By the time Stroop was sentenced by the U.S. military, Loren Allison had left Germany and his romantic partner behind, returning to the U.S. in June 1946.

But the memories of what he had experienced, like the box full of photographs, stayed hidden.

Allison returned to the normal life stateside that many veterans sought. He worked manufacturing parts for Studebaker, and married Mary Louise Kalil in 1947. They remained married 55 years until her death in 2002. They had a son, Mark, in 1954, who died in 2005. His mother and father lived to be 93 and 94, respectively, and his brother Red died in 2007 at 80.

Greg Glaske remembers his uncle as “a joker” who liked to laugh and who always had a good story to tell.
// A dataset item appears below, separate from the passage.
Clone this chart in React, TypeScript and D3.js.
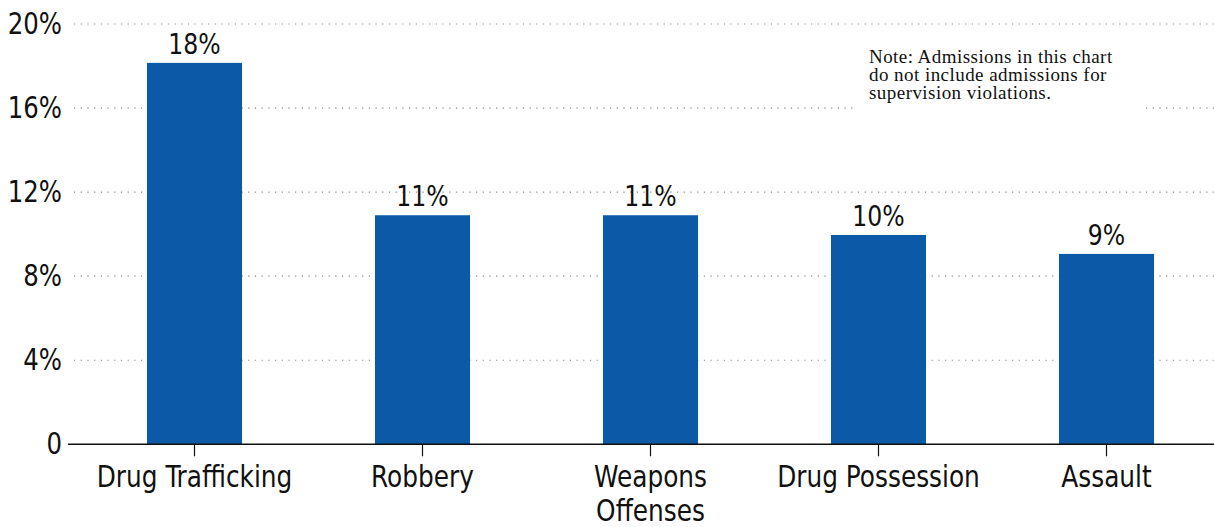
import React from "react";
import * as d3 from "d3";

const categories = ["Drug Trafficking", "Robbery", "Weapons Offenses", "Drug Possession", "Assault"];
const categoryLines = [["Drug Trafficking"], ["Robbery"], ["Weapons", "Offenses"], ["Drug Possession"], ["Assault"]];
const values = [18.15, 10.9, 10.9, 9.96, 9.06];
const valueLabels = ["18%", "11%", "11%", "10%", "9%"];
const yTicks = [0, 4, 8, 12, 16, 20];
const yTickLabels = ["0", "4%", "8%", "12%", "16%", "20%"];
const noteLines = [
  "Note: Admissions in this chart",
  "do not include admissions for",
  "supervision violations.",
];

const W = 1214;
const H = 527;
const SANS = "'DejaVu Sans Condensed', 'DejaVu Sans', sans-serif";
const SERIF = "'Liberation Serif', 'DejaVu Serif', serif";
const SX = 0.92;

function CText(props: {
  x: number;
  y: number;
  anchor: "start" | "middle" | "end";
  size: number;
  baseline?: string;
  children: React.ReactNode;
}) {
  return (
    <text
      transform={`translate(${props.x},${props.y}) scale(${SX},1)`}
      textAnchor={props.anchor}
      dominantBaseline={props.baseline}
      fontFamily={SANS}
      fontSize={props.size}
      fill="#111"
    >
      {props.children}
    </text>
  );
}

export default function App() {
  const x = d3
    .scaleBand<string>()
    .domain(categories)
    .range([80.5, 1220.5])
    .paddingInner(0.583)
    .paddingOuter(0.2915);
  const y = d3.scaleLinear().domain([0, 20]).range([444.3, 24]);

  return (
    <div style={{ position: "absolute", left: 0, top: 0 }}>
      <svg width={W} height={H} style={{ display: "block" }}>
        <rect width={W} height={H} fill="#fff" />
        {/* gridlines */}
        {yTicks.filter((t) => t > 0).map((t) => (
          <line
            key={"g" + t}
            x1={74}
            x2={W}
            y1={y(t)}
            y2={y(t)}
            stroke="#888"
            strokeWidth={1.2}
            strokeDasharray="1.2,5.5"
          />
        ))}
        {/* y labels */}
        {yTicks.map((t, i) => (
          <CText key={"yl" + t} x={62} y={y(t)} anchor="end" baseline="central" size={29.5}>
            {yTickLabels[i]}
          </CText>
        ))}
        {/* bars */}
        {categories.map((c, i) => (
          <rect
            key={"b" + c}
            x={x(c)}
            y={y(values[i])}
            width={x.bandwidth()}
            height={y(0) - y(values[i])}
            fill="#0c59a8"
          />
        ))}
        {/* value labels */}
        {categories.map((c, i) => (
          <CText
            key={"v" + c}
            x={(x(c) as number) + x.bandwidth() / 2}
            y={y(values[i]) - 9}
            anchor="middle"
            size={28.5}
          >
            {valueLabels[i]}
          </CText>
        ))}
        {/* x axis */}
        <line x1={68} x2={W} y1={y(0)} y2={y(0)} stroke="#111" strokeWidth={1.5} />
        {categories.map((c, i) => {
          const cx = (x(c) as number) + x.bandwidth() / 2;
          return (
            <g key={"xt" + c}>
              <line x1={cx} x2={cx} y1={y(0)} y2={y(0) + 12} stroke="#111" strokeWidth={1.2} />
              {categoryLines[i].map((ln, j) => (
                <CText key={ln} x={cx} y={487 + j * 34} anchor="middle" size={30}>
                  {ln}
                </CText>
              ))}
            </g>
          );
        })}
        {/* note */}
        <rect x={857} y={40} width={288} height={76} fill="#fff" />
        {noteLines.map((ln, i) => (
          <text
            key={"n" + i}
            x={869}
            y={63.3 + i * 18}
            fontFamily={SERIF}
            fontSize={19}
            letterSpacing={0.45}
            fill="#111"
          >
            {ln}
          </text>
        ))}
      </svg>
    </div>
  );
}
But not about his war experiences.

When the photos came to light, Glaske knew he wanted them to go to a museum, and contacted Marty Marcus.

“He was just blown away” by the photos, Glaske said. “I thought that if anyone would know what to do with them, he would.”

Marcus, who is Jewish, has a friend with the Yad Vashem Holocaust Museum, who helped arrange their donation to the center.

Marcus said members of his family died during the Holocaust, and that it’s important for future generations to know what happened as survivors pass away.

Glaske said he has been haunted by the images since their discovery, and has even had nightmares about them.

He noted that even today, with all the historical evidence, some people still deny that the Holocaust took place - including a white supremacist and anti-Semite expected to be on the primary ballot for an Illinois congressional seat in Chicago.

Citizens need to be educated about this history so it never happens again, Glaske said.

“He brought these home for a reason,” Glaske said of his uncle. “People need to see them.”